Rows from a dataset of charts and code »
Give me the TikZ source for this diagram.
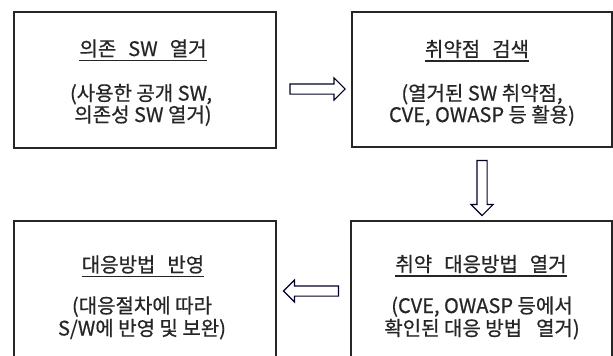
\documentclass[tikz,border=0pt]{standalone}
\usepackage{fontspec}
\setmainfont[FakeBold=0.6]{Noto Sans CJK KR}
\usetikzlibrary{shapes.arrows}
\newcommand{\tsp}{\hspace{0.6em}}
\tikzset{
  box/.style={draw=black!85, line width=1.3pt, inner sep=0pt},
  txt/.style={font=\fontsize{20}{22}\selectfont, text=black!85, inner sep=0pt, anchor=base},
  uline/.style={draw=black!85, line width=1.2pt},
  blockarrow/.style={single arrow, draw=black!75!blue!60!black, line width=1.1pt, fill=white,
    minimum height=55pt, minimum width=21pt, inner sep=4.5pt, single arrow head extend=6pt}
}
\begin{document}
\begin{tikzpicture}[x=1pt,y=-1pt]
\useasboundingbox (0,0) rectangle (613,356);
\clip (0,0) rectangle (613,356);
\fill[white] (0,0) rectangle (613,356);
% boxes
\node[box, minimum width=262pt, minimum height=136pt] (b1) at (145,80) {};
\node[box, minimum width=260pt, minimum height=135pt] (b2) at (482,79.5) {};
\node[box, minimum width=262pt, minimum height=150pt] (b3) at (145,296) {};
\node[box, minimum width=261pt, minimum height=150pt] (b4) at (481.5,296) {};
% titles
\node[txt] (t1) at (143,56) {의존\tsp SW\tsp 열거};
\node[txt] (t2) at (477,56.5) {취약점\tsp 검색};
\node[txt] (t3) at (143,272) {대응방법\tsp 반영};
\node[txt] (t4) at (481,271.5) {취약\tsp 대응방법\tsp 열거};
% body lines
\node[txt] (d1a) at (141,100.5) {(사용한 공개 SW,};
\node[txt] (d1b) at (143,122) {의존성 SW 열거)};
\node[txt] (d2a) at (482,100.5) {(열거된 SW 취약점,};
\node[txt] (d2b) at (482,122) {CVE, OWASP 등 활용)};
\node[txt] (d3a) at (142,313) {(대응절차에 따라};
\node[txt] (d3b) at (142,335.5) {S/W에 반영 및 보완)};
\node[txt] (d4a) at (482,313) {(CVE, OWASP 등에서};
\node[txt] (d4b) at (482,335.5) {확인된 대응 방법\hspace{0.7em}열거)};
% underlines
\foreach \t in {t1,t2,t3,t4}
  \draw[uline] ([yshift=-4.5pt]\t.base west) -- ([yshift=-4.5pt]\t.base east);
% arrows
\node[blockarrow] (a1) at (315,89) {};
\node[blockarrow, shape border rotate=270] (a2) at (482,185.5) {};
\node[blockarrow, shape border rotate=180] (a3) at (313.5,291) {};
\end{tikzpicture}
\end{document}
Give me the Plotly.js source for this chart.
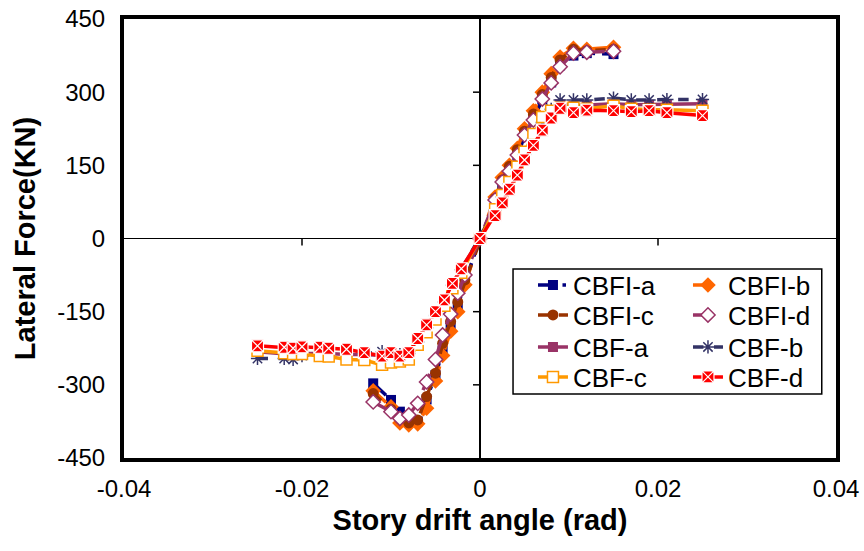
<!DOCTYPE html>
<html>
<head>
<meta charset="utf-8">
<script src="https://cdn.plot.ly/plotly-3.0.1.min.js"></script>
<style>html,body{margin:0;padding:0;background:#fff;}#chart{width:864px;height:551px;}</style>
</head>
<body>
<div id="chart"></div>
<script>
// ---- Data ----
var seriesNames = ['CBFI-a','CBFI-b','CBFI-c','CBFI-d','CBF-a','CBF-b','CBF-c','CBF-d'];

// drift angles (rad) for the CBFI specimens
var xCBFI = [-0.012,-0.010,-0.009,-0.008,-0.007,-0.006,-0.005,-0.0042,-0.0033,-0.0025,-0.0017,0,
             0.0017,0.0025,0.0033,0.0042,0.005,0.006,0.007,0.008,0.009,0.0105,0.012,0.015];
// drift angles (rad) for the CBF specimens
var xCBF = [-0.025,-0.022,-0.021,-0.020,-0.018,-0.017,-0.015,-0.013,-0.011,-0.010,-0.009,-0.008,
            -0.007,-0.006,-0.005,-0.004,-0.0031,-0.0021,0,
            0.0017,0.0025,0.0033,0.0042,0.005,0.006,0.007,0.008,0.009,0.0105,0.012,0.015,0.017,0.019,0.021,0.025];

// lateral force (kN)
var fCBFIa = [-297,-331,-355,-372,-375,-330,-280,-230,-178,-140,-90,0,75,110,135,170,210,245,285,320,355,375,380,378];
var fCBFIb = [-312,-345,-378,-382,-380,-348,-292,-240,-190,-150,-95,0,85,125,150,185,225,262,300,338,372,390,388,392];
var fCBFIc = [-318,-350,-370,-378,-372,-324,-276,-215,-170,-130,-85,0,82,120,148,182,220,255,295,330,366,388,385,388];
var fCBFId = [-335,-355,-369,-362,-338,-294,-248,-198,-155,-112,-75,0,79,116,138,171,212,243,286,319,352,380,382,384];

var fCBFa = [-232,-236,-238,-236,-236,-236,-238,-238,-240,-238,-240,-236,-210,-182,-156,-128,-95,-62,0,
             58,85,112,142,172,205,238,262,275,272,273,276,274,274,275,276];
var fCBFb = [-246,-246,-248,-240,-236,-236,-236,-236,-232,-236,-238,-236,-212,-183,-158,-130,-96,-64,0,
             58,85,112,142,172,205,238,265,284,284,284,288,284,284,285,285];
var fCBFc = [-230,-235,-237,-237,-241,-242,-248,-249,-259,-254,-252,-248,-218,-192,-166,-138,-102,-70,0,
             60,89,116,147,178,214,249,262,268,268,266,272,266,264,264,262];
var fCBFd = [-220,-223,-225,-222,-223,-225,-227,-234,-241,-234,-241,-234,-205,-177,-150,-126,-92,-62,0,
             47,73,101,130,161,191,222,247,267,258,263,262,260,262,258,252];

var xTickVals = [-0.04,-0.02,0,0.02,0.04];
var xTickText = ['-0.04','-0.02','0','0.02','0.04'];
var yTickVals = [-450,-300,-150,0,150,300,450];
var yTickText = ['-450','-300','-150','0','150','300','450'];

// ---- Styles ----
var FONT = 'Liberation Sans, Arial, sans-serif';
var styles = [
  {color:'#000080', dash:'longdashdot', symbol:'square', mcolor:'#000080', lcolor:'#000080', size:10},
  {color:'#FF6600', dash:'longdash', symbol:'diamond', mcolor:'#FF6600', lcolor:'#FF6600', size:12},
  {color:'#993300', dash:'dash', symbol:'circle', mcolor:'#993300', lcolor:'#993300', size:11},
  {color:'#993366', dash:'longdash', symbol:'diamond', mcolor:'#FFFFFF', lcolor:'#993366', size:11},
  {color:'#993366', dash:'solid', symbol:'square', mcolor:'#993366', lcolor:'#993366', size:10},
  {color:'#333366', dash:'dash', symbol:'asterisk-open', mcolor:'#333366', lcolor:'#4B4B7A', size:11},
  {color:'#FF9900', dash:'solid', symbol:'square', mcolor:'#FFFFFF', lcolor:'#FF9900', size:11},
  {color:'#FF0000', dash:'solid', symbol:'square-x', mcolor:'#FF0000', lcolor:'#FFFFFF', size:12}
];
var xs = [xCBFI,xCBFI,xCBFI,xCBFI,xCBF,xCBF,xCBF,xCBF];
var ys = [fCBFIa,fCBFIb,fCBFIc,fCBFId,fCBFa,fCBFb,fCBFc,fCBFd];

var traces = [];
for (var i = 0; i < seriesNames.length; i++) {
  var s = styles[i];
  traces.push({
    type:'scatter', mode:'lines+markers', name: seriesNames[i],
    x: xs[i], y: ys[i],
    legend: i === 0 ? 'legend' : 'legend' + (i + 1),
    line: {color: s.color, width: 3.5, dash: s.dash},
    marker: {symbol: s.symbol, size: s.size, color: s.mcolor,
             line: {color: s.lcolor, width: (s.symbol === 'square-x' ? 1.2 : (s.mcolor === '#FFFFFF' ? 1.5 : (s.symbol.indexOf('asterisk') === 0 ? 1.5 : 0)))}}
  });
}

// legend placement (paper coords): 2 columns x 4 rows
var legendCols = [0.5744, 0.7921];
var legendRows = [0.394, 0.3257, 0.2528, 0.1845];

var layout = {
  width: 864, height: 551,
  margin: {l:124, r:28, t:19, b:93, pad:0},
  paper_bgcolor:'#ffffff', plot_bgcolor:'#ffffff',
  font: {family: FONT, color:'#000000', size:24},
  showlegend: true,
  xaxis: {
    range:[-0.04,0.04], tickvals: xTickVals, ticktext: xTickText,
    showgrid:false, zeroline:true, zerolinecolor:'#000000', zerolinewidth:1.5,
    showline:true, linecolor:'#000000', linewidth:4, mirror:true,
    ticks:'', ticklabelstandoff: 6,
    tickfont:{family:FONT, size:24, color:'#000000'},
    title:{text:'Story drift angle (rad)', font:{family:FONT, size:29, weight:'bold', color:'#000000'}, standoff: 10}
  },
  yaxis: {
    range:[-450,450], tickvals: yTickVals, ticktext: yTickText,
    showgrid:false, zeroline:true, zerolinecolor:'#000000', zerolinewidth:1.5,
    showline:true, linecolor:'#000000', linewidth:4, mirror:true,
    ticks:'', ticklabelstandoff: 10,
    tickfont:{family:FONT, size:24, color:'#000000'},
    title:{text:'Lateral Force(KN)', font:{family:FONT, size:29, weight:'bold', color:'#000000'}, standoff: 14}
  },
  shapes: [
    {type:'rect', xref:'paper', yref:'paper', x0:0.5464, x1:0.980, y0:0.1458, y1:0.4305,
     line:{color:'#000000', width:1.5}, fillcolor:'#ffffff', layer:'above'}
  ]
};

// small tick marks on the zero axes (as in the original)
xTickVals.forEach(function(v){
  if (v === 0 || Math.abs(v) === 0.04) return;
  layout.shapes.push({type:'line', xref:'x', yref:'y', ysizemode:'pixel', yanchor:0,
    x0:v, x1:v, y0:0, y1:-7, line:{color:'#000000', width:1.5}, layer:'above'});
});
yTickVals.forEach(function(v){
  if (v === 0 || Math.abs(v) === 450) return;
  layout.shapes.push({type:'line', xref:'x', yref:'y', xsizemode:'pixel', xanchor:0,
    x0:-7, x1:0, y0:v, y1:v, line:{color:'#000000', width:1.5}, layer:'above'});
});

for (var k = 0; k < 8; k++) {
  var key = k === 0 ? 'legend' : 'legend' + (k + 1);
  layout[key] = {
    x: legendCols[k % 2], y: legendRows[Math.floor(k / 2)],
    xref:'paper', yref:'paper', xanchor:'left', yanchor:'middle',
    bgcolor:'rgba(0,0,0,0)', borderwidth:0,
    font:{family:FONT, size:26, color:'#000000'},
    itemclick:false, itemdoubleclick:false
  };
}

Plotly.newPlot('chart', traces, layout, {displayModeBar:false, staticPlot:true});
</script>
</body>
</html>
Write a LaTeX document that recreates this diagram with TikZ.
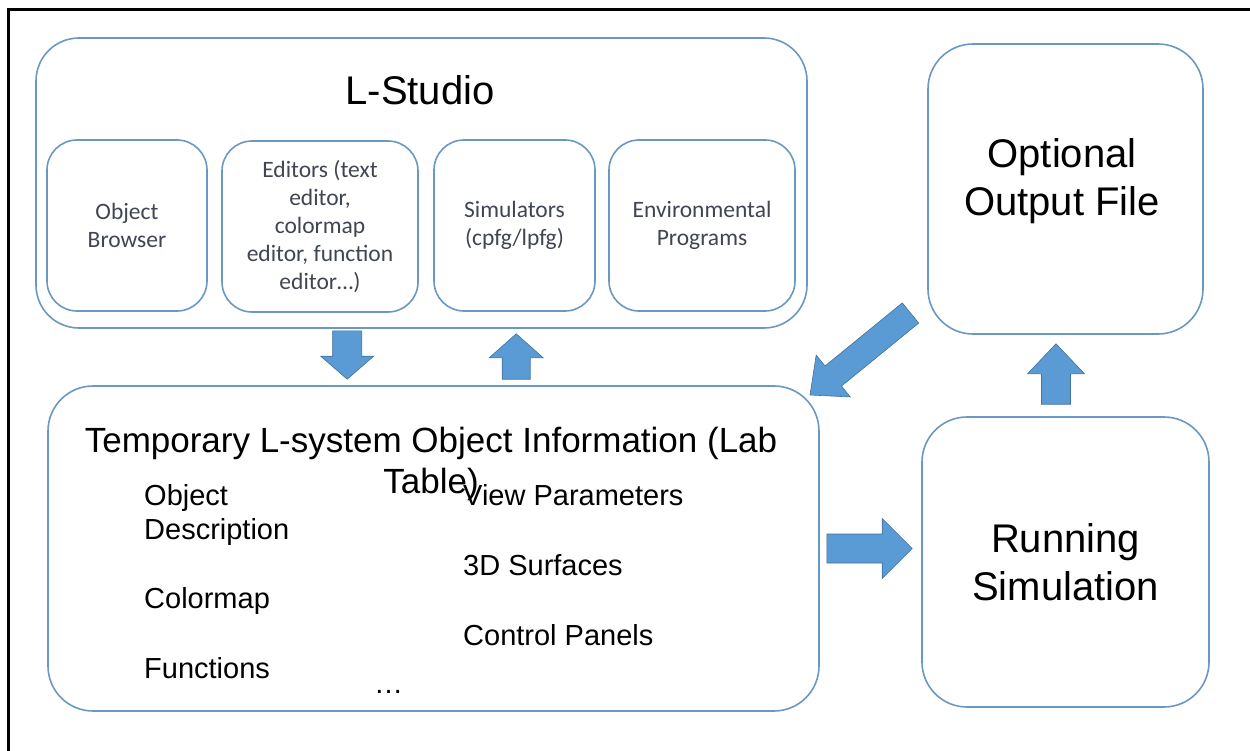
\documentclass[tikz,border=0pt]{standalone}
\usepackage{fontspec}
\setmainfont{Liberation Sans}
\newfontfamily\calib{Carlito}
\usetikzlibrary{calc}
\definecolor{boxline}{HTML}{6A98C2}
\definecolor{arrfill}{HTML}{5B9BD5}
\definecolor{arrline}{HTML}{41719C}
\definecolor{subtext}{HTML}{404552}
\tikzset{
  rbox/.style={draw=boxline, line width=1.6pt, rounded corners=#1, inner sep=0pt},
  rbox/.default=40pt,
  subbox/.style={rbox=30pt, align=center, text=subtext,
    font=\calib\fontsize{23.5}{28}\selectfont},
  bigtext/.style={align=center, font=\fontsize{40}{48}\selectfont, inner sep=0pt},
  itemtext/.style={anchor=base west, font=\fontsize{29}{34}\selectfont, inner sep=0pt},
  labtitle/.style={anchor=base, inner sep=0pt, font=\fontsize{35}{41}\selectfont},
  blockarrow/.style={fill=arrfill, draw=arrline, line width=0.6pt, line join=miter}
}
% #1 start, #2 end, #3 shaft half width, #4 head half width, #5 head length
\newcommand\blkarrow[5]{%
  \path let \p1=(#1), \p2=(#2), \n1={atan2(\y2-\y1,\x2-\x1)}, \n2={veclen(\x2-\x1,\y2-\y1)} in
    [shift={(\p1)}, rotate=\n1]
    [blockarrow] (0pt,-#3pt) -- ({\n2-#5pt},-#3pt) -- ({\n2-#5pt},-#4pt) -- (\n2,0pt)
      -- ({\n2-#5pt},#4pt) -- ({\n2-#5pt},#3pt) -- (0pt,#3pt) -- cycle;}
\begin{document}
\begin{tikzpicture}[x=1pt,y=-1pt]
\useasboundingbox (0,0) rectangle (1250,751);
% frame
\coordinate (fr1) at (8.5,751);
\coordinate (fr2) at (8.5,9.5);
\coordinate (fr3) at (1250,9.5);
\draw[line width=3.5pt] (fr1) -- (fr2) -- (fr3);

% L-Studio
\node[rbox=43pt, minimum width=771pt, minimum height=290pt] (ls) at (421.5,183) {};
\node[inner sep=0pt, font=\fontsize{40}{48}\selectfont] (lst) at (420,90) {L-Studio};
\node[subbox, minimum width=160pt, minimum height=171pt] (ob) at (127,225.5) {Object\\Browser};
\node[subbox, minimum width=196pt, minimum height=171pt] (ed) at (320,226.5) {Editors (text\\editor,\\colormap\\editor, function\\editor…)};
\node[subbox, minimum width=161pt, minimum height=171pt] (sim) at (514.5,225.5) {Simulators\\(cpfg/lpfg)};
\node[subbox, minimum width=186pt, minimum height=171pt] (env) at (702,225.5) {Environmental\\Programs};

% Optional output file
\node[rbox=45pt, minimum width=275pt, minimum height=290pt] (out) at (1065.5,189) {};
\node[bigtext] (outt) at (1062,181) {Optional\\Output File};

% Running simulation
\node[rbox=45pt, minimum width=287pt, minimum height=290pt, bigtext] (run) at (1065.5,562) {Running\\Simulation};

% Lab table
\node[rbox=45pt, minimum width=771pt, minimum height=325pt] (lab) at (433.5,548.5) {};
\node[labtitle] (labt1) at (431,452) {Temporary L-system Object Information (Lab};
\node[labtitle] (labt2) at (431,493) {Table)};
\node[itemtext] (i1) at (144,505) {Object};
\node[itemtext] (i2) at (144,539) {Description};
\node[itemtext] (i3) at (144,608) {Colormap};
\node[itemtext] (i4) at (144,678) {Functions};
\node[itemtext] (i5) at (463,505) {View Parameters};
\node[itemtext] (i6) at (463,575) {3D Surfaces};
\node[itemtext] (i7) at (463,645) {Control Panels};
\node[itemtext] (i8) at (374,693) {…};

% block arrows
\coordinate (a1s) at ($(ls.south west)+(312,2)$);
\coordinate (a1e) at ($(lab.north west)+(300,-6)$);
\blkarrow{a1s}{a1e}{14.5}{26.5}{23}
\coordinate (a2s) at ($(lab.north west)+(469,-6)$);
\coordinate (a2e) at ($(ls.south west)+(481,5)$);
\blkarrow{a2s}{a2e}{14}{27}{24}
\coordinate (a3s) at (910.5,313);
\coordinate (a3e) at (810,395);
\blkarrow{a3s}{a3e}{13}{27}{30}
\coordinate (a4s) at ($(lab.east)+(7,0)$);
\coordinate (a4e) at ($(run.west)+(-9,-13.5)$);
\blkarrow{a4s}{a4e}{14.5}{30}{30}
\coordinate (a5s) at ($(run.north)+(-9.5,-12)$);
\coordinate (a5e) at ($(out.south)+(-9.5,9)$);
\blkarrow{a5s}{a5e}{14.5}{28.5}{30}
\end{tikzpicture}
\end{document}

EXERCISE DIRECTIONS »
Say how many lines above contain the string "diagram". Answer with the number only.

THE SOLUTION »
2